In der Realität macht Alltägliches die Partnerschaft besonders
Statt mir perfekt angerichtetes Frühstück zu servieren, das ich auf Instagram posten könnte, ist mein Freund bereits vor einer Stunde los zu Arbeit – und hat auch noch den Kaffee leer gemacht. Der gemeinsame Urlaub am Strand? Musste ausfallen, weil unsere Terminkalender dieses Jahr keine längere Auszeit zugelassen haben. Und die romantischen Rendezvous beim Italiener, der seine Calzone nach einem Rezept von Mamma frisch im Steinofen backt und noch Stoffservietten benutzt? Ist bei uns eher Netflix and Chill auf der Couch mit Pizza vom Lieferdienst. Nichts davon ist sonderlich instagram-worthy. Aber ist meine Beziehung weniger wert, nur, weil sie nicht bei dem mithalten kann, was mir jeden Tag auf Instagram vorgelebt wird?
Ich muss gestehen, dass ich manchmal neidvoll auf diese makellosen Paare blicke und mir wünsche, auch so eine perfekte Beziehung mit Frühstück im Bett und traumhaftem Strandurlaub zu haben. Was mir dann allerdings hilft, ist ein kurzer Realitätscheck. Denn so eine harmonische Instagram-Beziehung ist auch harte Arbeit. Und damit meine ich nicht normale Beziehungsarbeit, die wir alle in unseren Partnerschaften leisten müssen, um sie voranzutreiben und zu halten, sondern echte Business-Arbeit.

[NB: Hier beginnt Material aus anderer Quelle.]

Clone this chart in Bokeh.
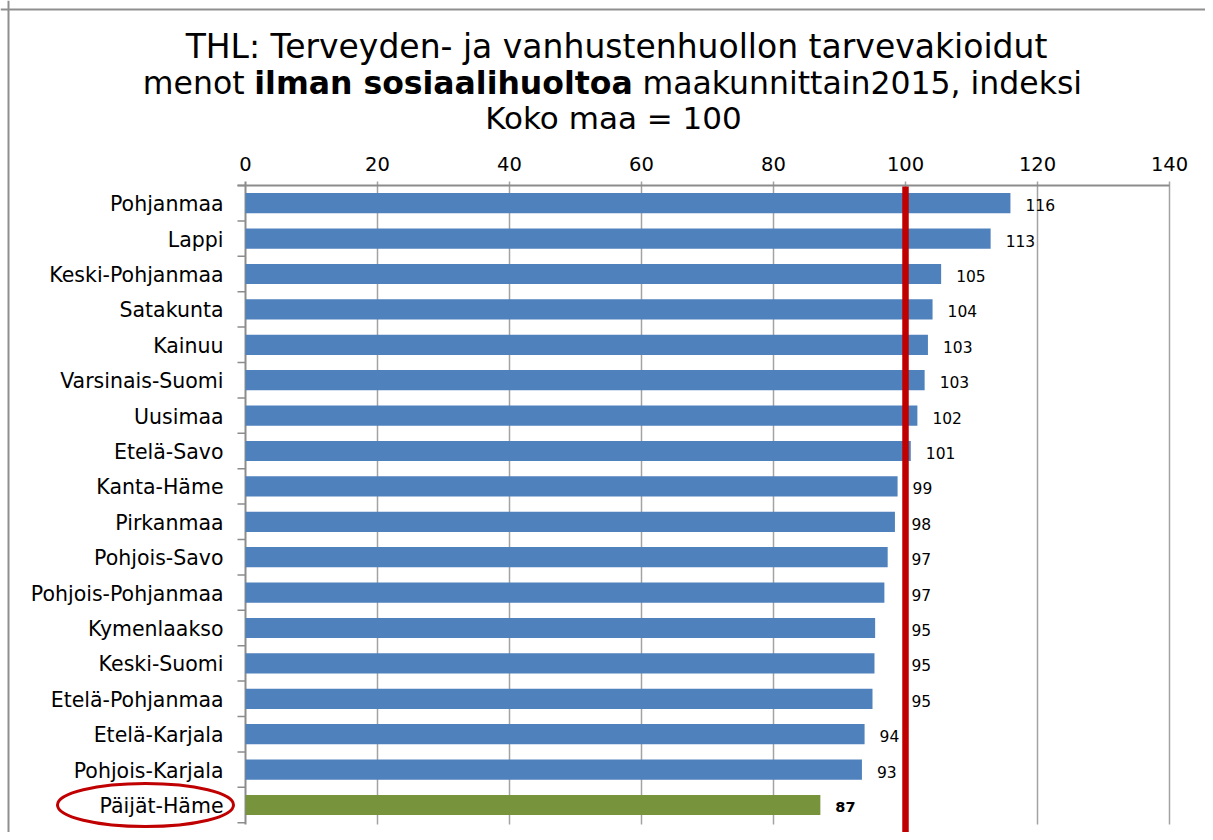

Die perfekte Instagram-Beziehung: Harte Arbeit?
Während ich mit meinem Freund am Wochenende morgens drei Stunden im Bett liegen bleibe und einfach nichts tue, werden in der perfekten Instagram-Beziehung bereits Bilder vom gemeinsamen Frühstück bearbeitet, um sie später posten zu können. Während wir stundenlange Spaziergänge durch die Natur unternehmen und die Smartphones dabei bewusst zuhause lassen, kann das Pärchen aus der perfekten Instagram-Beziehung seinen Urlaub gar nicht so richtig genießen, weil es immer auf der Suche nach der nächsten Location ist, an der es Fotos für seine Social-Media-Kanäle aufnehmen kann.
Während dort zwei Menschen vor ihren Computern sitzen, um Videos zu schneiden und die Anzahl der Likes auf Instagram zu verfolgen, genießen wir gemeinsam unsere Pizza vom Lieferdienst bei Netflix, ohne uns Gedanken darüber zu machen, wie es auf die Außenwelt wirken könnte, wenn sie uns jetzt mit unseren vom Fett glänzenden Lippen und ungewaschenen Haaren sehen würden.
Vielleicht ist meine Beziehung also gar nicht so viel schlechter als die, die ich tagein, tagaus auf Instagram zu sehen bekomme. Vielleicht ist sie in manchen Punkten sogar besser. Weil ich die besonderen Momente, wie Frühstück im Bett oder einen Spaziergang am Strand, mit meinem Partner einfach genießen kann. Ganz ohne mich im Anschluss zu ärgern, dass ich die Gelegenheit für das perfekte Instagram-Foto verpasst habe und meinen freien Sonntag mit der Bearbeitung von Bildern und der Vermarktung meiner Beziehung verbringen musste – sondern in trauter Zweisamkeit mit meinem Freund, in der uns nichts und niemand stören kann.